## Source material

----------

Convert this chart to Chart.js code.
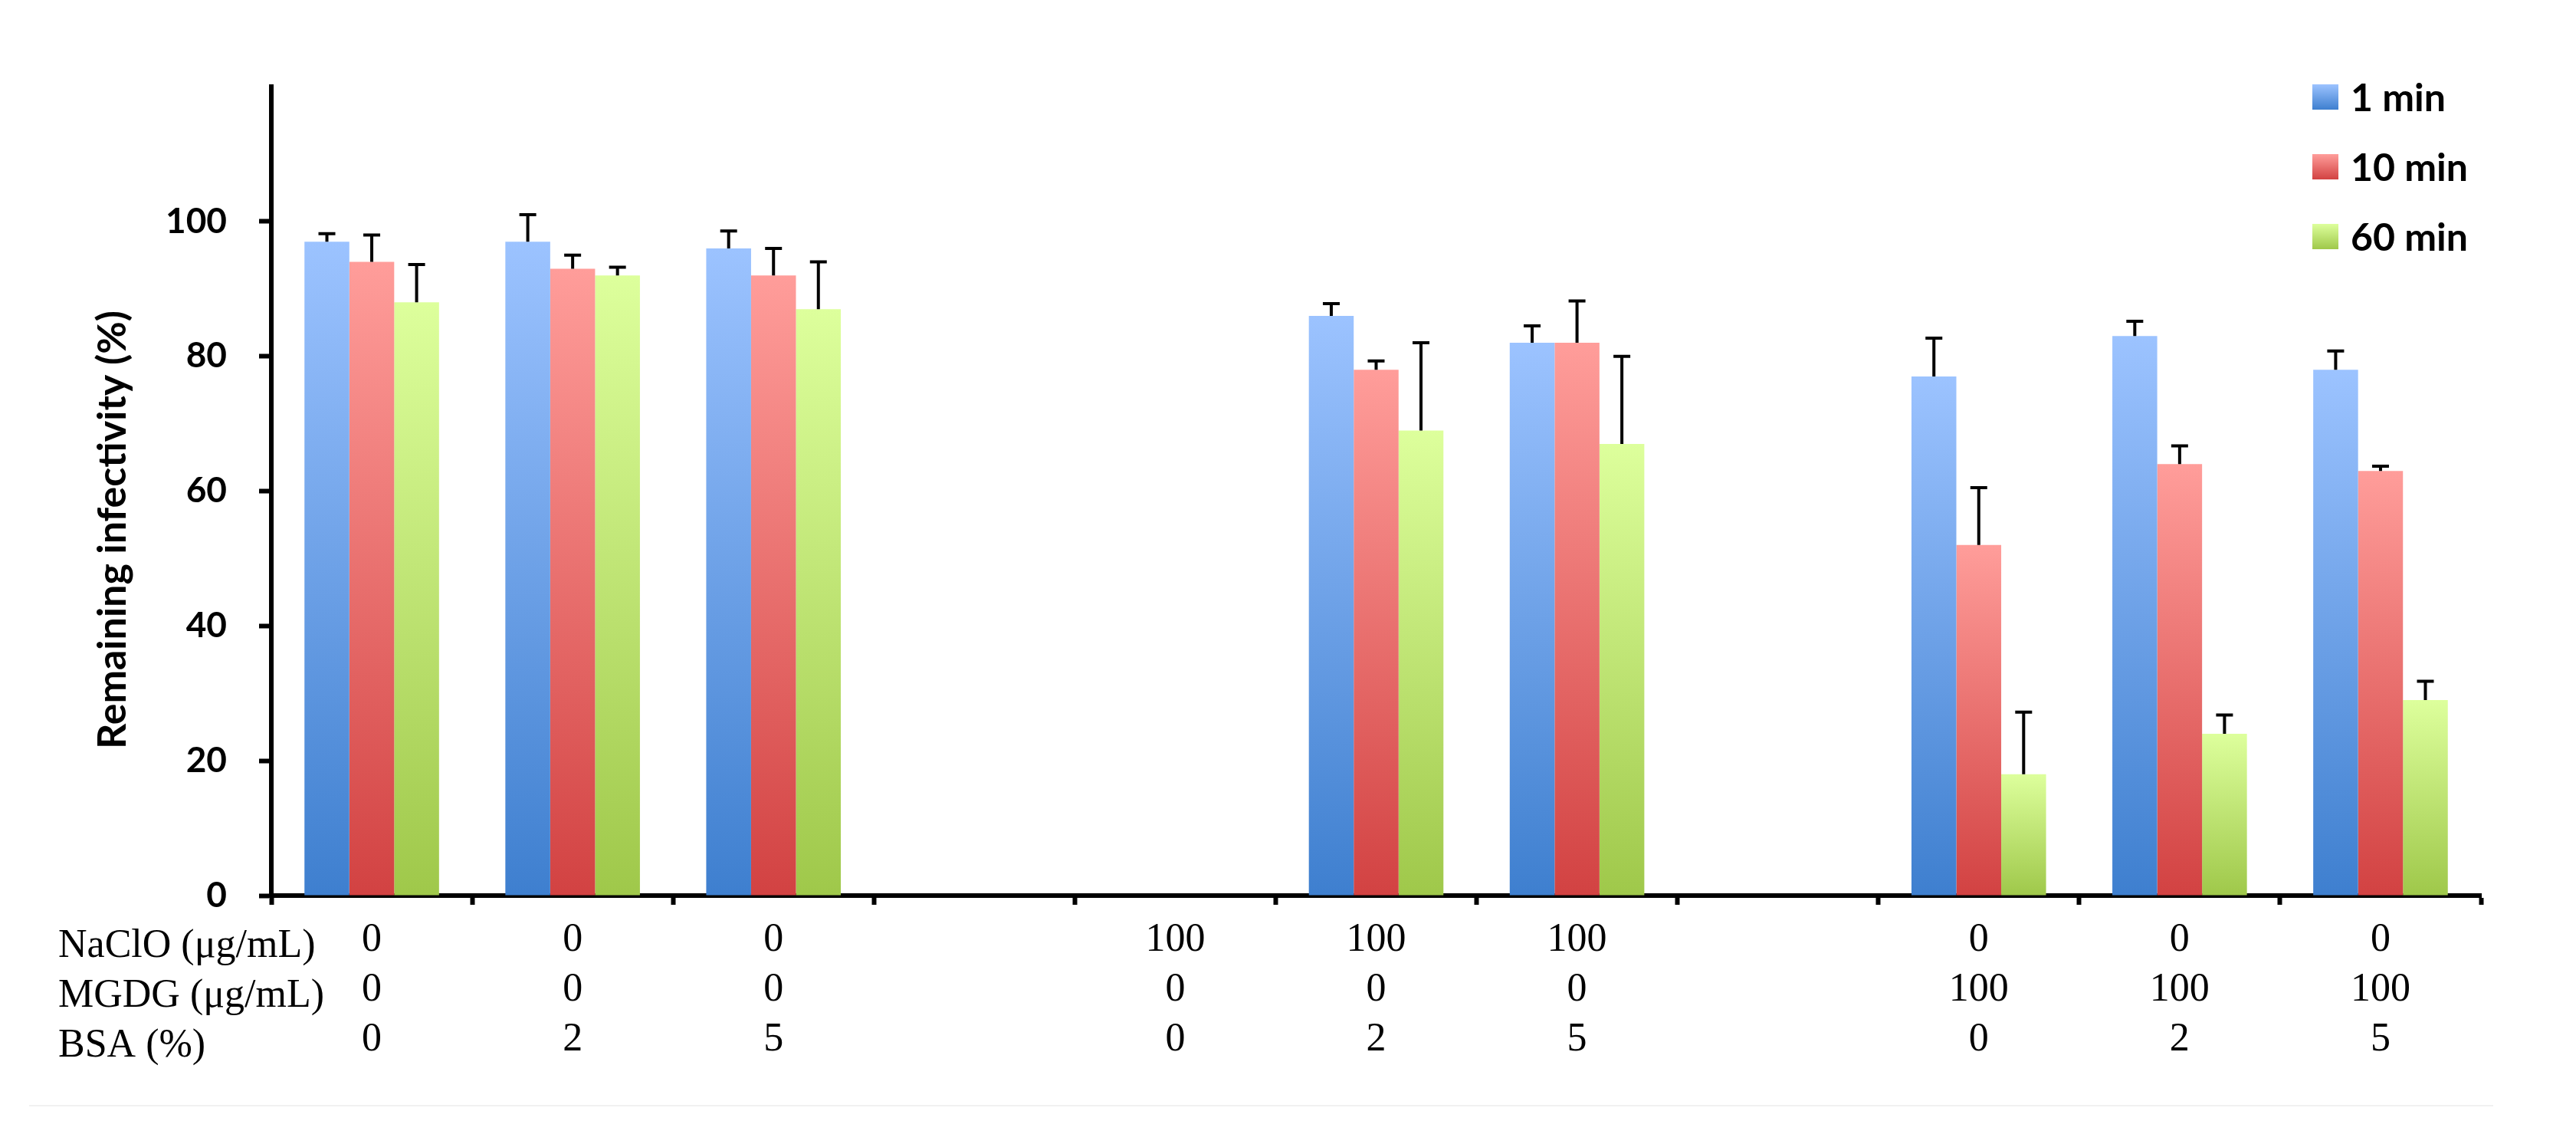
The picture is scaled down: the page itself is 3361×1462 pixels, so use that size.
<!DOCTYPE html>
<html>
<head>
<meta charset="utf-8">
<script src="https://cdn.jsdelivr.net/npm/chart.js@4/dist/chart.umd.min.js"></script>
<style>
body{margin:0;background:#fff;}
#wrap{position:relative;width:3361px;height:1462px;}
.leg{position:absolute;left:3017px;width:34px;height:33px;}
.legt{position:absolute;left:3067px;font:bold 50px Lato;color:#000;line-height:50px;}
#foot{position:absolute;left:38px;top:1441px;width:3215px;height:2px;background:#f1f1f1;}
</style>
</head>
<body>
<div id="wrap">
<canvas id="chartCanvas" width="3361" height="1462"></canvas>
<div class="leg" style="top:110px;background:linear-gradient(#9cc3ff,#3e7fcf)"></div>
<div class="legt" style="top:101px">1 min</div>
<div class="leg" style="top:201px;background:linear-gradient(#ff9d9a,#d24242)"></div>
<div class="legt" style="top:192px">10 min</div>
<div class="leg" style="top:292px;background:linear-gradient(#ddff9c,#9fc84a)"></div>
<div class="legt" style="top:283px">60 min</div>
<div id="foot"></div>
</div>
<script>
// condition rows under each bar group ('' = empty slot)
var naclo = ['0','0','0','','100','100','100','','0','0','0']
var mgdg  = ['0','0','0','','0','0','0','','100','100','100']
var bsa   = ['0','2','5','','0','2','5','','0','2','5']
var rowNames = ['NaClO (\u03bcg/mL)','MGDG (\u03bcg/mL)','BSA (%)']

// remaining infectivity (%)
var min1  = [97, 97, 96, null, 0, 86, 82, null, 77, 83, 78]
var min10 = [94, 93, 92, null, 0, 78, 82, null, 52, 64, 63]
var min60 = [88, 92, 87, null, 0, 69, 67, null, 18, 24, 29]
// upper error (SD)
var sd1  = [1.2, 4, 2.6, null, null, 1.8, 2.5, null, 5.7, 2.2, 2.8]
var sd10 = [4, 2, 4, null, null, 1.3, 6.2, null, 8.5, 2.7, 0.7]
var sd60 = [5.6, 1.2, 7, null, null, 13, 13, null, 9.2, 2.8, 2.8]

var yTicks = [0,20,40,60,80,100]

function grad(top, bottom){
	return function(c){
		var ch = c.chart
		if(!ch.chartArea || c.raw == null) return bottom
		var y = ch.scales.y
		var y1 = y.getPixelForValue(c.raw), y0 = y.getPixelForValue(0)
		if(y0 - y1 < 1) return bottom
		var g = ch.ctx.createLinearGradient(0, y1, 0, y0)
		g.addColorStop(0, top)
		g.addColorStop(1, bottom)
		return g
	}
}

var errorBars = {
	id: 'errorBars',
	afterDatasetsDraw: function(chart){
		var ctx = chart.ctx, y = chart.scales.y
		chart.data.datasets.forEach(function(ds, i){
			var meta = chart.getDatasetMeta(i)
			meta.data.forEach(function(bar, j){
				var v = ds.data[j], e = ds.sd[j]
				if(v == null || e == null) return
				var yt = y.getPixelForValue(v + e)
				ctx.save()
				ctx.strokeStyle = '#000'
				ctx.lineWidth = 4
				ctx.beginPath()
				ctx.moveTo(bar.x, bar.y)
				ctx.lineTo(bar.x, yt)
				ctx.moveTo(bar.x - 11, yt)
				ctx.lineTo(bar.x + 11, yt)
				ctx.stroke()
				ctx.restore()
			})
		})
	}
}

var extraText = {
	id: 'extraText',
	afterDraw: function(chart){
		var ctx = chart.ctx, a = chart.chartArea
		ctx.save()
		ctx.fillStyle = '#000'
		// y axis title
		ctx.translate(147, 691)
		ctx.rotate(-Math.PI/2)
		ctx.font = 'bold 52px Lato'
		ctx.textAlign = 'center'
		ctx.textBaseline = 'middle'
		ctx.fillText('Remaining infectivity (%)', 0, 0)
		ctx.restore()
		// row headers of the condition table
		ctx.save()
		ctx.fillStyle = '#000'
		ctx.font = '52px "Liberation Serif"'
		ctx.textAlign = 'left'
		ctx.textBaseline = 'alphabetic'
		rowNames.forEach(function(t, i){
			ctx.fillText(t, 76, a.bottom + 80 + i*65)
		})
		ctx.restore()
	}
}

function showResult(){
	var ctx = document.getElementById('chartCanvas').getContext('2d')
	var labels = naclo.map(function(n, i){ return [n, mgdg[i], bsa[i]] })
	var data = {
		labels: labels,
		datasets: [
		{ label: '1 min', data: min1, sd: sd1, backgroundColor: grad('#9cc3ff', '#3e7fcf') },
		{ label: '10 min', data: min10, sd: sd10, backgroundColor: grad('#ff9d9a', '#d24242') },
		{ label: '60 min', data: min60, sd: sd60, backgroundColor: grad('#ddff9c', '#9fc84a') }
		]
	}
	new Chart(ctx, {
		type: 'bar',
		data: data,
		plugins: [errorBars, extraText],
		options: {
			responsive: false,
			devicePixelRatio: 1,
			animation: false,
			layout: { padding: { top: 113, right: 124, left: 0, bottom: 0 } },
			datasets: { bar: { categoryPercentage: 0.67, barPercentage: 1.0, borderWidth: 0 } },
			plugins: { legend: { display: false }, tooltip: { enabled: false } },
			scales: {
				x: {
					afterFit: function(s){ s.height = 1462 - 1168 },
					grid: { drawOnChartArea: false, drawTicks: true, tickLength: 12, tickWidth: 6, tickColor: '#000', offset: true },
					border: { color: '#000', width: 6 },
					ticks: { color: '#000', font: { family: 'Liberation Serif', size: 52, lineHeight: 1.25 }, padding: 14, maxRotation: 0, autoSkip: false }
				},
				y: {
					min: 0, max: 120,
					afterFit: function(s){ s.width = 354 },
					afterBuildTicks: function(s){
						s.ticks = yTicks.concat([120]).map(function(v){ return { value: v } })
					},
					grid: { drawOnChartArea: false, drawTicks: true, tickLength: 16, tickWidth: 6,
						tickColor: function(c){ return c.tick && c.tick.value == 120 ? 'rgba(0,0,0,0)' : '#000' } },
					border: { color: '#000', width: 6 },
					ticks: {
						color: '#000', padding: 42,
						font: { family: 'Lato', weight: 'bold', size: 46 },
						callback: function(v){ return yTicks.indexOf(v) >= 0 ? String(v) : '' }
					}
				}
			}
		}
	})
}
showResult()
</script>
</body>
</html>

----------

## Task objective
Retype the listing exactly. Pictures do not belong in the copy.

## Result
Convert this chart to Chart.js code.
The picture is scaled down: the page itself is 3361×1462 pixels, so use that size.
<!DOCTYPE html>
<html>
<head>
<meta charset="utf-8">
<script src="https://cdn.jsdelivr.net/npm/chart.js@4/dist/chart.umd.min.js"></script>
<style>
body{margin:0;background:#fff;}
#wrap{position:relative;width:3361px;height:1462px;}
.leg{position:absolute;left:3017px;width:34px;height:33px;}
.legt{position:absolute;left:3067px;font:bold 50px Lato;color:#000;line-height:50px;}
#foot{position:absolute;left:38px;top:1441px;width:3215px;height:2px;background:#f1f1f1;}
</style>
</head>
<body>
<div id="wrap">
<canvas id="chartCanvas" width="3361" height="1462"></canvas>
<div class="leg" style="top:110px;background:linear-gradient(#9cc3ff,#3e7fcf)"></div>
<div class="legt" style="top:101px">1 min</div>
<div class="leg" style="top:201px;background:linear-gradient(#ff9d9a,#d24242)"></div>
<div class="legt" style="top:192px">10 min</div>
<div class="leg" style="top:292px;background:linear-gradient(#ddff9c,#9fc84a)"></div>
<div class="legt" style="top:283px">60 min</div>
<div id="foot"></div>
</div>
<script>
// condition rows under each bar group ('' = empty slot)
var naclo = ['0','0','0','','100','100','100','','0','0','0']
var mgdg  = ['0','0','0','','0','0','0','','100','100','100']
var bsa   = ['0','2','5','','0','2','5','','0','2','5']
var rowNames = ['NaClO (\u03bcg/mL)','MGDG (\u03bcg/mL)','BSA (%)']

// remaining infectivity (%)
var min1  = [97, 97, 96, null, 0, 86, 82, null, 77, 83, 78]
var min10 = [94, 93, 92, null, 0, 78, 82, null, 52, 64, 63]
var min60 = [88, 92, 87, null, 0, 69, 67, null, 18, 24, 29]
// upper error (SD)
var sd1  = [1.2, 4, 2.6, null, null, 1.8, 2.5, null, 5.7, 2.2, 2.8]
var sd10 = [4, 2, 4, null, null, 1.3, 6.2, null, 8.5, 2.7, 0.7]
var sd60 = [5.6, 1.2, 7, null, null, 13, 13, null, 9.2, 2.8, 2.8]

var yTicks = [0,20,40,60,80,100]

function grad(top, bottom){
	return function(c){
		var ch = c.chart
		if(!ch.chartArea || c.raw == null) return bottom
		var y = ch.scales.y
		var y1 = y.getPixelForValue(c.raw), y0 = y.getPixelForValue(0)
		if(y0 - y1 < 1) return bottom
		var g = ch.ctx.createLinearGradient(0, y1, 0, y0)
		g.addColorStop(0, top)
		g.addColorStop(1, bottom)
		return g
	}
}

var errorBars = {
	id: 'errorBars',
	afterDatasetsDraw: function(chart){
		var ctx = chart.ctx, y = chart.scales.y
		chart.data.datasets.forEach(function(ds, i){
			var meta = chart.getDatasetMeta(i)
			meta.data.forEach(function(bar, j){
				var v = ds.data[j], e = ds.sd[j]
				if(v == null || e == null) return
				var yt = y.getPixelForValue(v + e)
				ctx.save()
				ctx.strokeStyle = '#000'
				ctx.lineWidth = 4
				ctx.beginPath()
				ctx.moveTo(bar.x, bar.y)
				ctx.lineTo(bar.x, yt)
				ctx.moveTo(bar.x - 11, yt)
				ctx.lineTo(bar.x + 11, yt)
				ctx.stroke()
				ctx.restore()
			})
		})
	}
}

var extraText = {
	id: 'extraText',
	afterDraw: function(chart){
		var ctx = chart.ctx, a = chart.chartArea
		ctx.save()
		ctx.fillStyle = '#000'
		// y axis title
		ctx.translate(147, 691)
		ctx.rotate(-Math.PI/2)
		ctx.font = 'bold 52px Lato'
		ctx.textAlign = 'center'
		ctx.textBaseline = 'middle'
		ctx.fillText('Remaining infectivity (%)', 0, 0)
		ctx.restore()
		// row headers of the condition table
		ctx.save()
		ctx.fillStyle = '#000'
		ctx.font = '52px "Liberation Serif"'
		ctx.textAlign = 'left'
		ctx.textBaseline = 'alphabetic'
		rowNames.forEach(function(t, i){
			ctx.fillText(t, 76, a.bottom + 80 + i*65)
		})
		ctx.restore()
	}
}

function showResult(){
	var ctx = document.getElementById('chartCanvas').getContext('2d')
	var labels = naclo.map(function(n, i){ return [n, mgdg[i], bsa[i]] })
	var data = {
		labels: labels,
		datasets: [
		{ label: '1 min', data: min1, sd: sd1, backgroundColor: grad('#9cc3ff', '#3e7fcf') },
		{ label: '10 min', data: min10, sd: sd10, backgroundColor: grad('#ff9d9a', '#d24242') },
		{ label: '60 min', data: min60, sd: sd60, backgroundColor: grad('#ddff9c', '#9fc84a') }
		]
	}
	new Chart(ctx, {
		type: 'bar',
		data: data,
		plugins: [errorBars, extraText],
		options: {
			responsive: false,
			devicePixelRatio: 1,
			animation: false,
			layout: { padding: { top: 113, right: 124, left: 0, bottom: 0 } },
			datasets: { bar: { categoryPercentage: 0.67, barPercentage: 1.0, borderWidth: 0 } },
			plugins: { legend: { display: false }, tooltip: { enabled: false } },
			scales: {
				x: {
					afterFit: function(s){ s.height = 1462 - 1168 },
					grid: { drawOnChartArea: false, drawTicks: true, tickLength: 12, tickWidth: 6, tickColor: '#000', offset: true },
					border: { color: '#000', width: 6 },
					ticks: { color: '#000', font: { family: 'Liberation Serif', size: 52, lineHeight: 1.25 }, padding: 14, maxRotation: 0, autoSkip: false }
				},
				y: {
					min: 0, max: 120,
					afterFit: function(s){ s.width = 354 },
					afterBuildTicks: function(s){
						s.ticks = yTicks.concat([120]).map(function(v){ return { value: v } })
					},
					grid: { drawOnChartArea: false, drawTicks: true, tickLength: 16, tickWidth: 6,
						tickColor: function(c){ return c.tick && c.tick.value == 120 ? 'rgba(0,0,0,0)' : '#000' } },
					border: { color: '#000', width: 6 },
					ticks: {
						color: '#000', padding: 42,
						font: { family: 'Lato', weight: 'bold', size: 46 },
						callback: function(v){ return yTicks.indexOf(v) >= 0 ? String(v) : '' }
					}
				}
			}
		}
	})
}
showResult()
</script>
</body>
</html>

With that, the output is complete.